Stadyumları devletimiz yapıyor zaten, devletimiz bir gün kulüplerimize de “A ve genç takımlarınızın antrenman sahalarınızı da kendiniz yapın” diyecek..

. Bizim sorunumuz “Zaman”.. Bize zaman kalmıyor Hocam..

. İlk 4 yıl, İlk Okul dönemi ; 6, 7, 8 ve 9 yaşlar için Mili Eğitim “Temel”ini iyi alsınlar, bu grupta sorun yok. Sabahçı/Öğlenci sistemi bize yetiyor..
. İkinci 4 yıl, Orta Okul dönemi ; 10, 11, 12 ve 13 yaşlar tam “Gelişim” dönemleri.. 07:40 İlk Derse Giriş ~ 13:30 Son Dersten Çıkış.. 45’er dakikalık 6 ders..
. Saat 13:30’da okuldan çıkan çocuk, 14:00’te eve veya kulübe geliyor, öğlen yemeğini yiyor. Dolu mideyle antrenmana çıkılmaz, saat 16:00’da antrenmana çıkıyor, saat 17’de hava kararıyor..
. Sonuç : Günde 1 saat çalışmak ile hiçbir işin “Ustası” olunAmaz değerli Hocam..
. Bize günde en az 3 tane 45 dakika lazım.. Biri Görsel Eğitim, biri Özel Çalışma, diğeri Takım Antrenmanı..
. Türkiye’de 125 adet profesyonel kulüp var..
. Her profesyonel kulüp 10 yaştan itibaren 18 yaşa kadar, her yaş grubu için 25’er doğal yetenekli çocuk ismi alır..
. Türkiye Futbol Federasyonu bu doğal yetenekli çocuklara/gençlere “Akademi Lisansı” çıkartır..
. Akademi lisansı olan, 125 x 25 = 3.125 Çocuk her yaştan..
. 10 ila 17 yaş arasında 8 yaş grubu var..
. 3.125 x 8 = 25.000 Çocuk ve Genç için günde 6 saat değil, 4 saat ders uygulaması yapılır..
. Bu çocuklar için 4+4+4 değil, 4+6+6 Sistemi uygulanır..
. Bu çocuklar ve gençler ayni sınıfta toplanırlar.

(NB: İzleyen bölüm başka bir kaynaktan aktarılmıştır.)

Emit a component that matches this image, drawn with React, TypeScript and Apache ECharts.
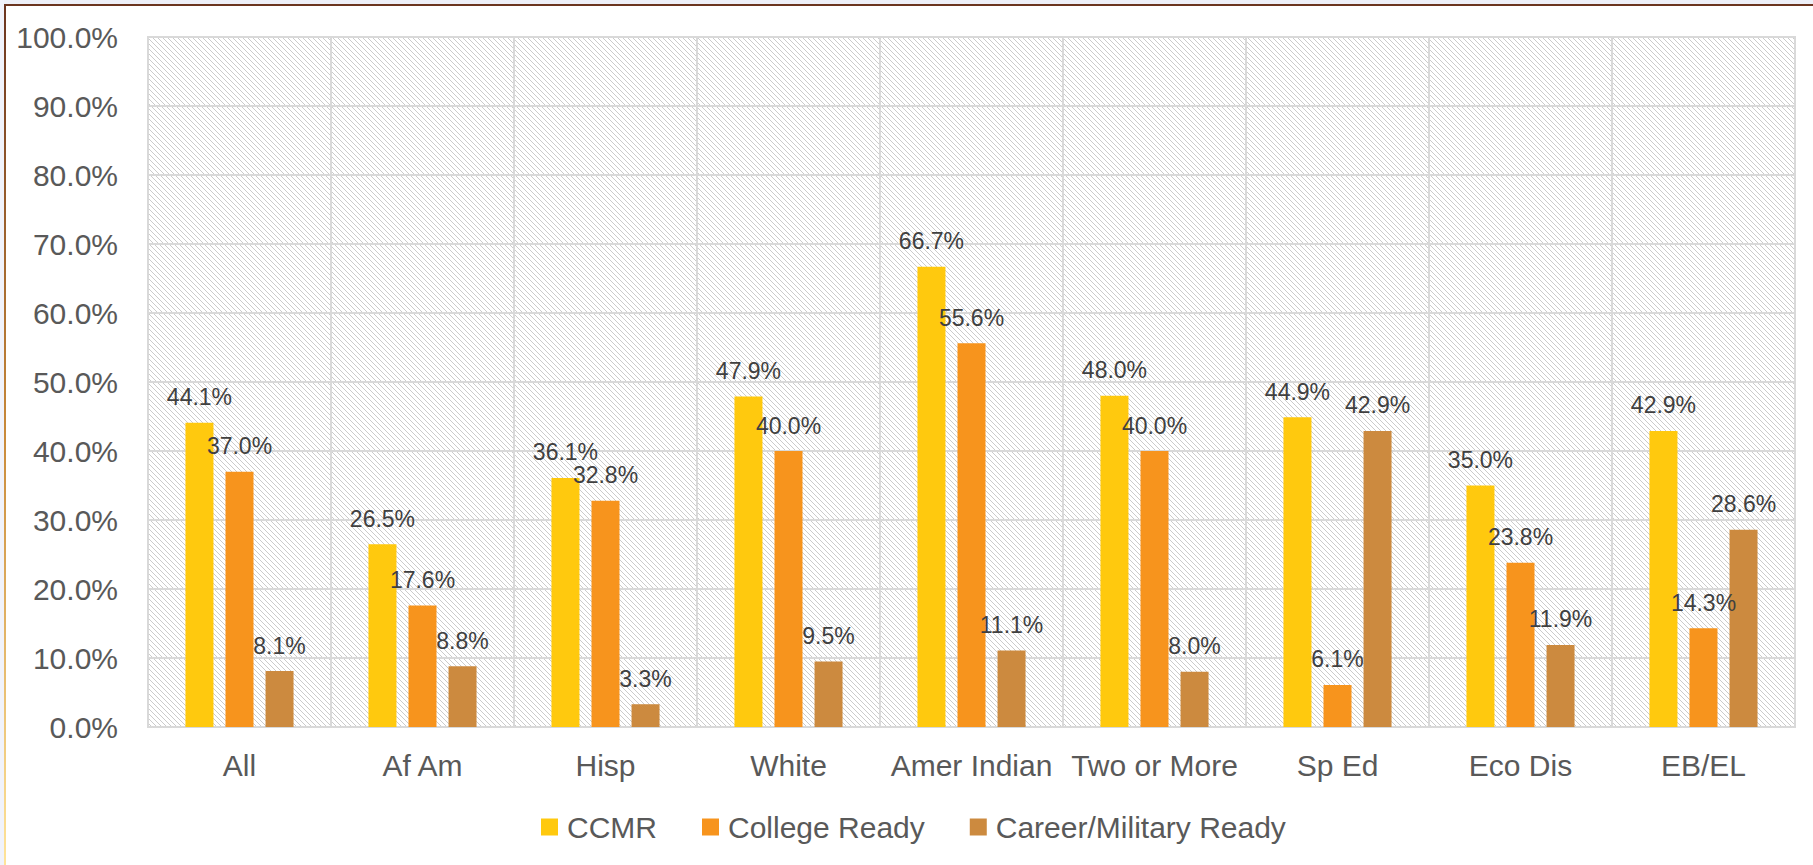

Servis işlerini kulüpler üstlenirler..
. Çocuk ve genç saat 08:00’de girer.. 12:00’de çıkar.. 12:30’da yemeğini yer.. Yarım saat dinlenir..
. 13:30 – 14:15 Antrenman Konusu ile ilgili Derslik’te Görsel Eğitim alır..
. 14:30 – 15:15 Özel Çalışma yapar..
. 15:30 – 16:30 Takım Çalışması yapar..
. 16:45 Antrenman sonrası kulüpte Karbonhidrat takviyesi alır..
. 17:00’de Servis çocukları/gençleri evlerine dağıtır..

. Bir de kulüplerimiz genç takımlarını, geleceğimiz çocuklarımızı çalıştıran antrenör kardeşlerimize iyi çalışma ve yaşam koşulları sağlarlarsa, futbol Türkiye’de üretilmeye başlanır..

Geleceğimiz Çocuklarımıza vakfettiğimiz geride kalan 11 yılımızın, 63 yaşımızın hatırına, çağırın Ankara’ya konuşalım sayın Bakanım..
Siz, sayın Spor Bakanımız, sayın TFF Başkanımız ve ben..

Söyleyeceklerimi yazdım zaten, beni çağırmasanız da olur..
Siz icraatçısınız, önümüzü açarsınız, inanıyorum.." dedi.